### Exercise brief
Set each record down exactly, excluding all images.
--- begin Data to use ---
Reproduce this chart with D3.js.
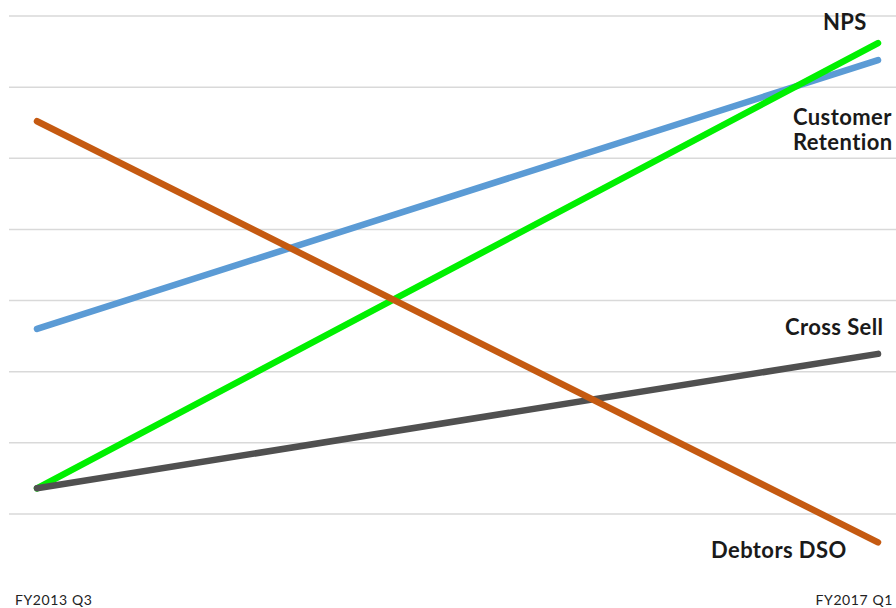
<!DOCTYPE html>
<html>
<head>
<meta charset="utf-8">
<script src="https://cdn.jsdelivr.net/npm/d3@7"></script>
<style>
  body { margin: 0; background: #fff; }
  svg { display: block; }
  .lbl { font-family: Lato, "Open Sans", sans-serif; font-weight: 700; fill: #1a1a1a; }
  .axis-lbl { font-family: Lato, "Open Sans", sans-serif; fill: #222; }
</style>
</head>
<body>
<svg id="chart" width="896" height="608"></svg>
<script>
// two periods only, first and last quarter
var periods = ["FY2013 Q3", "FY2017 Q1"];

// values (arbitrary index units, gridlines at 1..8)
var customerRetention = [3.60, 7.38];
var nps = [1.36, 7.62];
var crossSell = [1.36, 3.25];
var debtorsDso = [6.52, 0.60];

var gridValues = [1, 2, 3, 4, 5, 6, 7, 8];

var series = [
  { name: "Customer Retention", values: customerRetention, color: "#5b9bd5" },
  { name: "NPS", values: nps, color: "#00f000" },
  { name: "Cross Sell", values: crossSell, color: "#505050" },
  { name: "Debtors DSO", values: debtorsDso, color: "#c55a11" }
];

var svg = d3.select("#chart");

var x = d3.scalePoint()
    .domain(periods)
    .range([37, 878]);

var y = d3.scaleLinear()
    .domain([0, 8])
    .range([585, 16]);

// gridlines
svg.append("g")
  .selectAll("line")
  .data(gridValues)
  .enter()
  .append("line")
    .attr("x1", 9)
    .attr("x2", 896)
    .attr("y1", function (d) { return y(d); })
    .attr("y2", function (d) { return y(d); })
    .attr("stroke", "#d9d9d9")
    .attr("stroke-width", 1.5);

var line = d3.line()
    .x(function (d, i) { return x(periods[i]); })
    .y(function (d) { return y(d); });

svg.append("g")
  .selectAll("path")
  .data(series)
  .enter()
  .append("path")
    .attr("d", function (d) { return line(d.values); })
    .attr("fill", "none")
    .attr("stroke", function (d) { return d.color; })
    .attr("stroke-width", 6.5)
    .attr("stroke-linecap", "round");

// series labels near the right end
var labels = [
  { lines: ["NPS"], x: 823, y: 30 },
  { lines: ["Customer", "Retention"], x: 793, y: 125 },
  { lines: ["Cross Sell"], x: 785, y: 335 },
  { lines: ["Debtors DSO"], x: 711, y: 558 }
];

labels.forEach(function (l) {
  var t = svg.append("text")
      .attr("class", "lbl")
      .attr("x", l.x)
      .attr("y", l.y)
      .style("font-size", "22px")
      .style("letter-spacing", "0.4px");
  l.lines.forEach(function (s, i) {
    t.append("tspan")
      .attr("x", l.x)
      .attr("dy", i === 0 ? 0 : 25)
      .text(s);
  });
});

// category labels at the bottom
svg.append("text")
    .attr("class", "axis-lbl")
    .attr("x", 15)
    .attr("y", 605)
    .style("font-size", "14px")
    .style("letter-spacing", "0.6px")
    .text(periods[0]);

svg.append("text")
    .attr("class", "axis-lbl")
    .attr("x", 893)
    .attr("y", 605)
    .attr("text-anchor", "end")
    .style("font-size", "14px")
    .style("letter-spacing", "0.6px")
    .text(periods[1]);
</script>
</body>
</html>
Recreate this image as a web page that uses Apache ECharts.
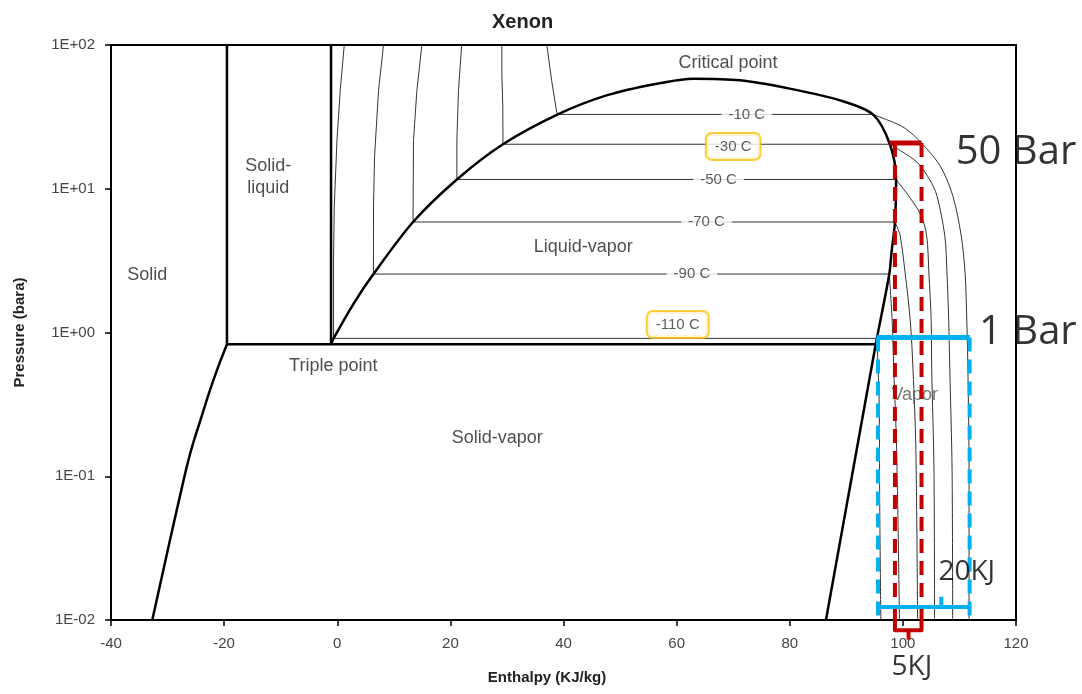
--- end Data to use ---
### Written response
Reproduce this chart with D3.js.
<!DOCTYPE html>
<html>
<head>
<meta charset="utf-8">
<script src="https://cdn.jsdelivr.net/npm/d3@7"></script>
<style>
  body { margin: 0; background: #fff; }
  svg { display: block; }
  .lbl { font-family: Lato, "Open Sans", sans-serif; font-weight: 700; fill: #1a1a1a; }
  .axis-lbl { font-family: Lato, "Open Sans", sans-serif; fill: #222; }
</style>
</head>
<body>
<svg id="chart" width="896" height="608"></svg>
<script>
// two periods only, first and last quarter
var periods = ["FY2013 Q3", "FY2017 Q1"];

// values (arbitrary index units, gridlines at 1..8)
var customerRetention = [3.60, 7.38];
var nps = [1.36, 7.62];
var crossSell = [1.36, 3.25];
var debtorsDso = [6.52, 0.60];

var gridValues = [1, 2, 3, 4, 5, 6, 7, 8];

var series = [
  { name: "Customer Retention", values: customerRetention, color: "#5b9bd5" },
  { name: "NPS", values: nps, color: "#00f000" },
  { name: "Cross Sell", values: crossSell, color: "#505050" },
  { name: "Debtors DSO", values: debtorsDso, color: "#c55a11" }
];

var svg = d3.select("#chart");

var x = d3.scalePoint()
    .domain(periods)
    .range([37, 878]);

var y = d3.scaleLinear()
    .domain([0, 8])
    .range([585, 16]);

// gridlines
svg.append("g")
  .selectAll("line")
  .data(gridValues)
  .enter()
  .append("line")
    .attr("x1", 9)
    .attr("x2", 896)
    .attr("y1", function (d) { return y(d); })
    .attr("y2", function (d) { return y(d); })
    .attr("stroke", "#d9d9d9")
    .attr("stroke-width", 1.5);

var line = d3.line()
    .x(function (d, i) { return x(periods[i]); })
    .y(function (d) { return y(d); });

svg.append("g")
  .selectAll("path")
  .data(series)
  .enter()
  .append("path")
    .attr("d", function (d) { return line(d.values); })
    .attr("fill", "none")
    .attr("stroke", function (d) { return d.color; })
    .attr("stroke-width", 6.5)
    .attr("stroke-linecap", "round");

// series labels near the right end
var labels = [
  { lines: ["NPS"], x: 823, y: 30 },
  { lines: ["Customer", "Retention"], x: 793, y: 125 },
  { lines: ["Cross Sell"], x: 785, y: 335 },
  { lines: ["Debtors DSO"], x: 711, y: 558 }
];

labels.forEach(function (l) {
  var t = svg.append("text")
      .attr("class", "lbl")
      .attr("x", l.x)
      .attr("y", l.y)
      .style("font-size", "22px")
      .style("letter-spacing", "0.4px");
  l.lines.forEach(function (s, i) {
    t.append("tspan")
      .attr("x", l.x)
      .attr("dy", i === 0 ? 0 : 25)
      .text(s);
  });
});

// category labels at the bottom
svg.append("text")
    .attr("class", "axis-lbl")
    .attr("x", 15)
    .attr("y", 605)
    .style("font-size", "14px")
    .style("letter-spacing", "0.6px")
    .text(periods[0]);

svg.append("text")
    .attr("class", "axis-lbl")
    .attr("x", 893)
    .attr("y", 605)
    .attr("text-anchor", "end")
    .style("font-size", "14px")
    .style("letter-spacing", "0.6px")
    .text(periods[1]);
</script>
</body>
</html>
Recreate this image as a web page that uses Apache ECharts.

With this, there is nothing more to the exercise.